Job –
Skip all pictures, then print the remaining material exactly.
>> start
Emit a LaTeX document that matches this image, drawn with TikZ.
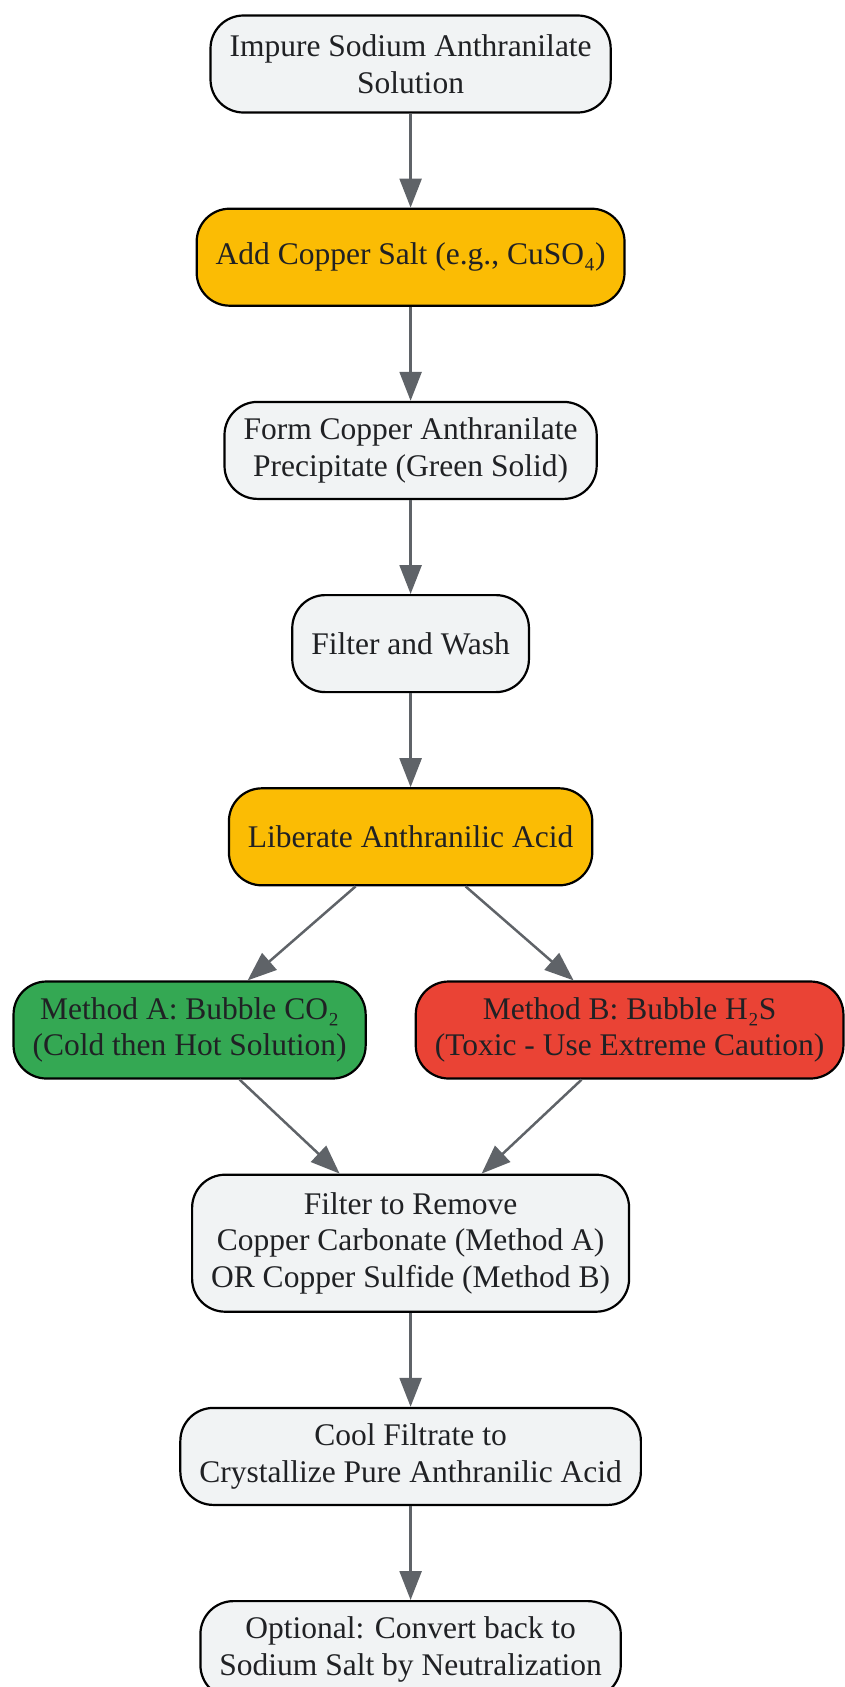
\documentclass[tikz,border=0pt]{standalone}
\usepackage{fontspec}
\setmainfont{Liberation Serif}
\usetikzlibrary{arrows.meta, positioning}
\definecolor{boxgray}{HTML}{F1F3F4}
\definecolor{amberfill}{HTML}{FBBC04}
\definecolor{greenfill}{HTML}{34A853}
\definecolor{redfill}{HTML}{EA4335}
\definecolor{inkgray}{HTML}{202124}
\definecolor{arrowgray}{HTML}{5F6368}

\begin{document}
\begin{tikzpicture}[x = 1pt, y = 1pt, node distance = 94pt,
    stage/.style = {draw = black, line width = 2.2pt, rounded corners = 33pt, fill = boxgray, text = inkgray,
                    align = center, font = \fontsize{31.5}{36.6}\selectfont,
                    inner xsep = 19pt, inner ysep = 15pt, minimum height = 97pt},
    amber/.style = {stage, fill = amberfill},
    safe/.style = {stage, fill = greenfill},
    danger/.style = {stage, fill = redfill},
    flow/.style = {color = arrowgray, line width = 2.5pt, -{Triangle[length = 29pt, width = 22pt]}}]
      \useasboundingbox (0,0) rectangle (845,-1687);
      \node[stage] (sol) at (410.6,-64) {Impure Sodium Anthranilate\\Solution};
      \node[amber, below = of sol] (cu) {Add Copper Salt (e.g., CuSO₄)};
      \node[stage, below = of cu] (ppt) {Form Copper Anthranilate\\Precipitate (Green Solid)};
      \node[stage, below = of ppt] (wash) {Filter and Wash};
      \node[amber, below = of wash] (lib) {Liberate Anthranilic Acid};
      \node[safe, below = 94pt of lib, xshift = -221pt] (metha) {Method A: Bubble CO₂\\(Cold then Hot Solution)};
      \node[danger, below = 94pt of lib, xshift = 219pt] (methb) {Method B: Bubble H₂S\\(Toxic - Use Extreme Caution)};
      \coordinate (join) at (metha.south -| lib);
      \node[stage, below = of join, minimum height = 137pt] (rem) {Filter to Remove\\Copper Carbonate (Method A)\\OR Copper Sulfide (Method B)};
      \node[stage, below = of rem] (cool) {Cool Filtrate to\\Crystallize Pure Anthranilic Acid};
      \node[stage, below = of cool] (neut) {Optional: Convert back to\\Sodium Salt by Neutralization};
      \path[flow] (sol) edge (cu)
                  (cu) edge (ppt)
                  (ppt) edge (wash)
                  (wash) edge (lib)
                  ([xshift = -55pt]lib.south) edge ([xshift = 58pt]metha.north)
                  ([xshift = 55pt]lib.south) edge ([xshift = -56pt]methb.north)
                  ([xshift = 50pt]metha.south) edge ([xshift = -71pt]rem.north)
                  ([xshift = -48pt]methb.south) edge ([xshift = 71pt]rem.north)
                  (rem) edge (cool)
                  (cool) edge (neut);
\end{tikzpicture}
\end{document}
>> end
Solution to the problem –
Emit a LaTeX document that matches this image, drawn with TikZ.
\documentclass[tikz,border=0pt]{standalone}
\usepackage{fontspec}
\setmainfont{Liberation Serif}
\usetikzlibrary{arrows.meta, positioning}
\definecolor{boxgray}{HTML}{F1F3F4}
\definecolor{amberfill}{HTML}{FBBC04}
\definecolor{greenfill}{HTML}{34A853}
\definecolor{redfill}{HTML}{EA4335}
\definecolor{inkgray}{HTML}{202124}
\definecolor{arrowgray}{HTML}{5F6368}

\begin{document}
\begin{tikzpicture}[x = 1pt, y = 1pt, node distance = 94pt,
    stage/.style = {draw = black, line width = 2.2pt, rounded corners = 33pt, fill = boxgray, text = inkgray,
                    align = center, font = \fontsize{31.5}{36.6}\selectfont,
                    inner xsep = 19pt, inner ysep = 15pt, minimum height = 97pt},
    amber/.style = {stage, fill = amberfill},
    safe/.style = {stage, fill = greenfill},
    danger/.style = {stage, fill = redfill},
    flow/.style = {color = arrowgray, line width = 2.5pt, -{Triangle[length = 29pt, width = 22pt]}}]
      \useasboundingbox (0,0) rectangle (845,-1687);
      \node[stage] (sol) at (410.6,-64) {Impure Sodium Anthranilate\\Solution};
      \node[amber, below = of sol] (cu) {Add Copper Salt (e.g., CuSO₄)};
      \node[stage, below = of cu] (ppt) {Form Copper Anthranilate\\Precipitate (Green Solid)};
      \node[stage, below = of ppt] (wash) {Filter and Wash};
      \node[amber, below = of wash] (lib) {Liberate Anthranilic Acid};
      \node[safe, below = 94pt of lib, xshift = -221pt] (metha) {Method A: Bubble CO₂\\(Cold then Hot Solution)};
      \node[danger, below = 94pt of lib, xshift = 219pt] (methb) {Method B: Bubble H₂S\\(Toxic - Use Extreme Caution)};
      \coordinate (join) at (metha.south -| lib);
      \node[stage, below = of join, minimum height = 137pt] (rem) {Filter to Remove\\Copper Carbonate (Method A)\\OR Copper Sulfide (Method B)};
      \node[stage, below = of rem] (cool) {Cool Filtrate to\\Crystallize Pure Anthranilic Acid};
      \node[stage, below = of cool] (neut) {Optional: Convert back to\\Sodium Salt by Neutralization};
      \path[flow] (sol) edge (cu)
                  (cu) edge (ppt)
                  (ppt) edge (wash)
                  (wash) edge (lib)
                  ([xshift = -55pt]lib.south) edge ([xshift = 58pt]metha.north)
                  ([xshift = 55pt]lib.south) edge ([xshift = -56pt]methb.north)
                  ([xshift = 50pt]metha.south) edge ([xshift = -71pt]rem.north)
                  ([xshift = -48pt]methb.south) edge ([xshift = 71pt]rem.north)
                  (rem) edge (cool)
                  (cool) edge (neut);
\end{tikzpicture}
\end{document}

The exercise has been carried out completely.